The Dow Jones Industrial dipped below 20,000, but now has recovered more than half the 10,000 points it lost during the panic. It sits at about 26,000. That’s just 12 percent below the February peak.
As well, Biden was ahead in the polls when the unemployment rate was hovering around a very low 3.6 percent for more than a year and was the lowest in more than half a century, well before the unemployment rate exceeded 14.7 percent in April.
Now, total unemployment claims and the jobless rate are dropping steadily.
In other words, no matter what Trump does, no matter how the economy performs, nothing changes: Biden stays ahead in the polls.
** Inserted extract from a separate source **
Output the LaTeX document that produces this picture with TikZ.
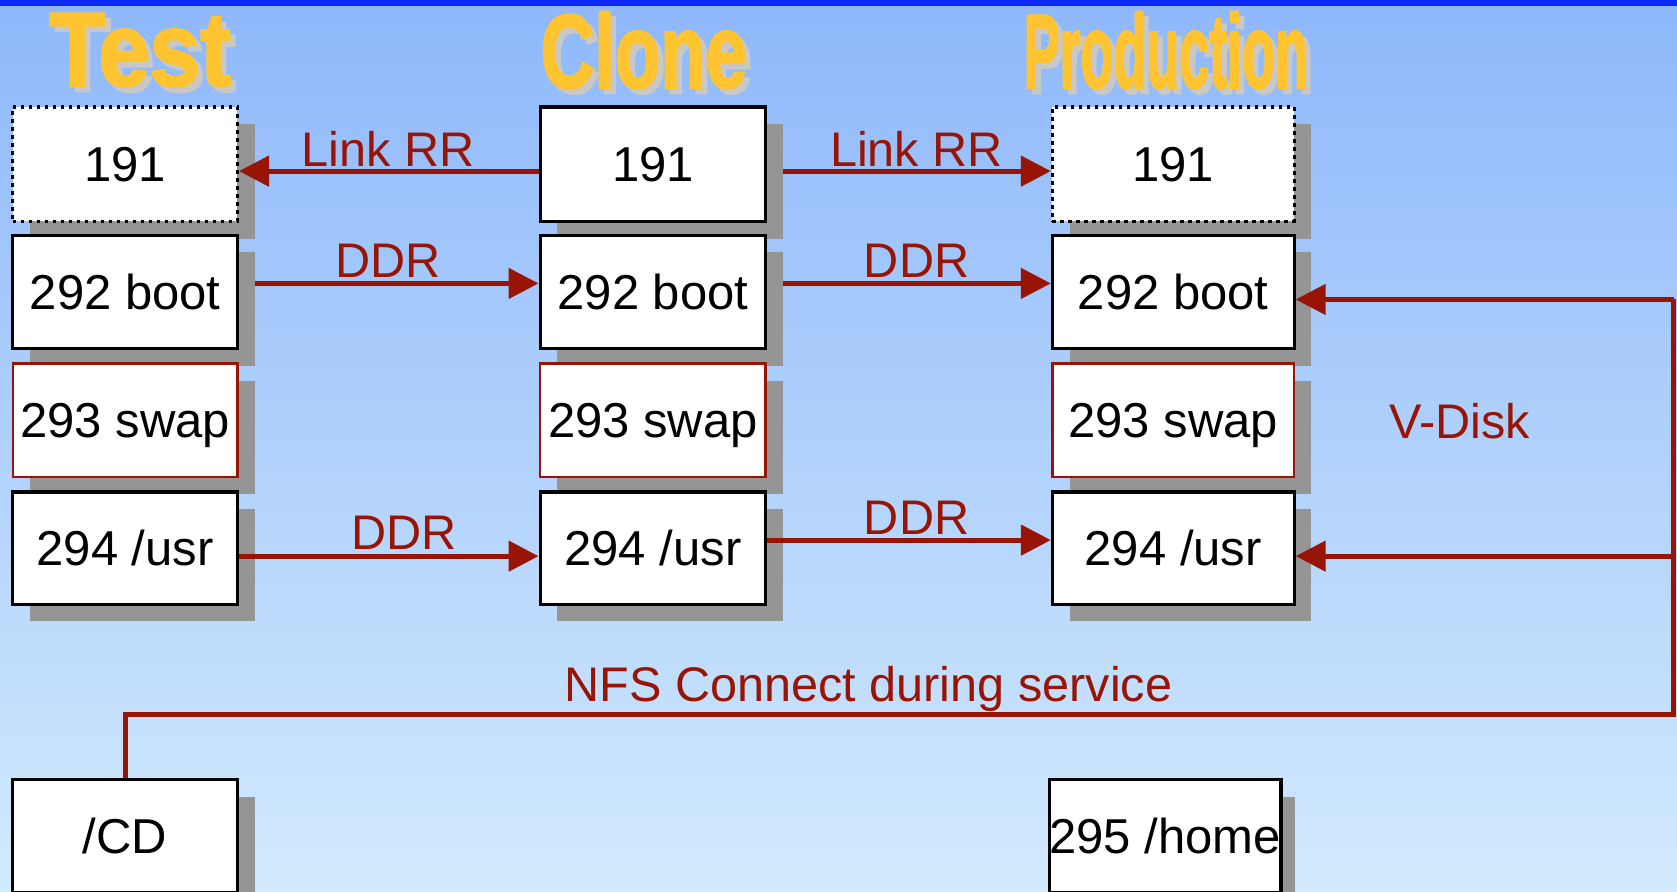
\documentclass[tikz,border=0pt]{standalone}
\usepackage{fontspec}
\setmainfont{Liberation Sans}
\newfontfamily\titlefont{Liberation Sans Bold}[FakeBold=2.5]
\usetikzlibrary{arrows.meta}
\definecolor{bgtop}{RGB}{142,184,251}
\definecolor{bgbot}{RGB}{210,234,253}
\definecolor{topbar}{RGB}{12,40,245}
\definecolor{dred}{RGB}{152,20,5}
\definecolor{shad}{RGB}{149,149,149}
\definecolor{tshad}{RGB}{200,200,200}
\definecolor{tgold}{RGB}{255,196,48}
\newdimen\pxu \pxu=0.53475pt
\newcommand\mkdisk[7]{%
  \node[shadowbox, minimum width=#4*\pxu, minimum height=#5*\pxu] (#1s) at (#2+16,#3+16) {};
  \node[disk, minimum width=#4*\pxu, minimum height=#5*\pxu, #6] (#1) at (#2,#3) {#7};}
\newcommand\mktitle[5]{%
  \node[ttl, text=tshad, xscale=#4] (#1s) at (#2+5,#3+5) {#5};
  \node[ttl, text=tgold, xscale=#4] (#1) at (#2,#3) {#5};}
\begin{document}
\begin{tikzpicture}[x=0.53475pt,y=-0.53475pt,
  disk/.style={draw=black, line width=1.6pt, fill=white, inner sep=0pt, text height=17.5pt, text depth=0pt, font=\fontsize{24.5pt}{29pt}\selectfont},
  dotdisk/.style={dash pattern=on 1.8pt off 2.2pt},
  swapdisk/.style={draw=dred, line width=1.3pt},
  shadowbox/.style={fill=shad, draw=none, inner sep=0pt},
  conn/.style={draw=dred, line width=2.5pt},
  arr/.style={-{Triangle[length=15pt,width=15pt]}},
  lbl/.style={text=dred, inner sep=0pt, font=\fontsize{24.3pt}{29pt}\selectfont},
  ttl/.style={inner sep=0pt, font=\titlefont\fontsize{52.3pt}{60pt}\selectfont},
]
\useasboundingbox (0,0) rectangle (1568,834);
\fill[top color=bgtop, bottom color=bgbot] (0,0) rectangle (1568,834);
\fill[topbar] (0,0) rectangle (1568,5.5);

% titles
\mktitle{ttest}{131}{47}{0.875}{Test}
\mktitle{tclone}{602}{47}{0.71}{Clone}
\mktitle{tprod}{1090}{47}{0.515}{Production}

% Test column
\mkdisk{t1}{117}{153.5}{210}{107}{dotdisk}{191}
\mkdisk{t2}{117}{273}{210}{106}{}{292 boot}
\mkdisk{t3}{117}{393}{210}{106}{swapdisk}{293 swap}
\mkdisk{t4}{117}{512.5}{210}{105}{}{294 /usr}
\mkdisk{cd}{117}{782}{210}{106}{}{/CD}
% Clone column
\mkdisk{c1}{610.5}{153.5}{211}{107}{}{191}
\mkdisk{c2}{610.5}{273}{211}{106}{}{292 boot}
\mkdisk{c3}{610.5}{393}{211}{106}{swapdisk}{293 swap}
\mkdisk{c4}{610.5}{512.5}{211}{105}{}{294 /usr}
% Production column
\mkdisk{p1}{1097}{153.5}{226}{107}{dotdisk}{191}
\mkdisk{p2}{1097}{273}{226}{106}{}{292 boot}
\mkdisk{p3}{1097}{393}{226}{106}{swapdisk}{293 swap}
\mkdisk{p4}{1097}{512.5}{226}{105}{}{294 /usr}
\mkdisk{home}{1089.5}{782}{211}{106}{}{295 /home}

% connector levels
\coordinate (r1) at (0,160);
\coordinate (r2) at (0,265);
\coordinate (r4a) at (0,520);
\coordinate (r4b) at (0,505);
\coordinate (vt) at (1565,280);
\coordinate (vm) at (1565,520);
\coordinate (vb) at (1565,668);

\draw[conn,arr] (c1.west |- r1) -- (t1.east |- r1);
\draw[conn,arr] (c1s.east |- r1) -- (p1.west |- r1);
\draw[conn,arr] (t2s.east |- r2) -- (c2.west |- r2);
\draw[conn,arr] (c2s.east |- r2) -- (p2.west |- r2);
\draw[conn,arr] (t4.east |- r4a) -- (c4.west |- r4a);
\draw[conn,arr] (c4.east |- r4b) -- (p4.west |- r4b);
\draw[conn,arr] (vt) -- (p2.east |- vt);
\draw[conn,arr] (vm) -- (p4.east |- vm);
\draw[conn] (vt) -- (vb) -| (cd.north);

% labels
\node[lbl] (l1) at (363,139) {Link RR};
\node[lbl] (l2) at (857,139) {Link RR};
\node[lbl] (l3) at (363,244) {DDR};
\node[lbl] (l4) at (857,244) {DDR};
\node[lbl] (l5) at (378,498) {DDR};
\node[lbl] (l6) at (857,484) {DDR};
\node[lbl] (l7) at (1365,394) {V-Disk};
\node[lbl, anchor=base] (l8) at (812,656) {NFS Connect during service};
\end{tikzpicture}
\end{document}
Thus, what happens in the streets might well determine the election. Arson, looting, attacks on cops, and toppling statues aren’t likely help Biden, as a recent Trump campaign advertisement shows: “You won’t be safe in Joe Biden’s America.”
Biden’s 8.8-point lead today is no guarantee of victory, warned failed Democrat candidate Michael Dukakis, also clobbered with a law-and-order campaign ad from opponent George H.W. Bush. “Particularly this year, [polls] should be studied cautiously,” Dukakis told the Boston Globe. “Biden can and should win, but being at 50, no matter how weak your opponent is, is no guarantee of success.”
In July 1988, a Newsweek-Gallup poll gave Dukaki a whopping 17-point lead, 55-38, over Bush. But Bush crushed him 426-111 in the Electoral College. Dukakis won just 10 states, plus Washington, D.C. and 45.6 percent of the popular vote.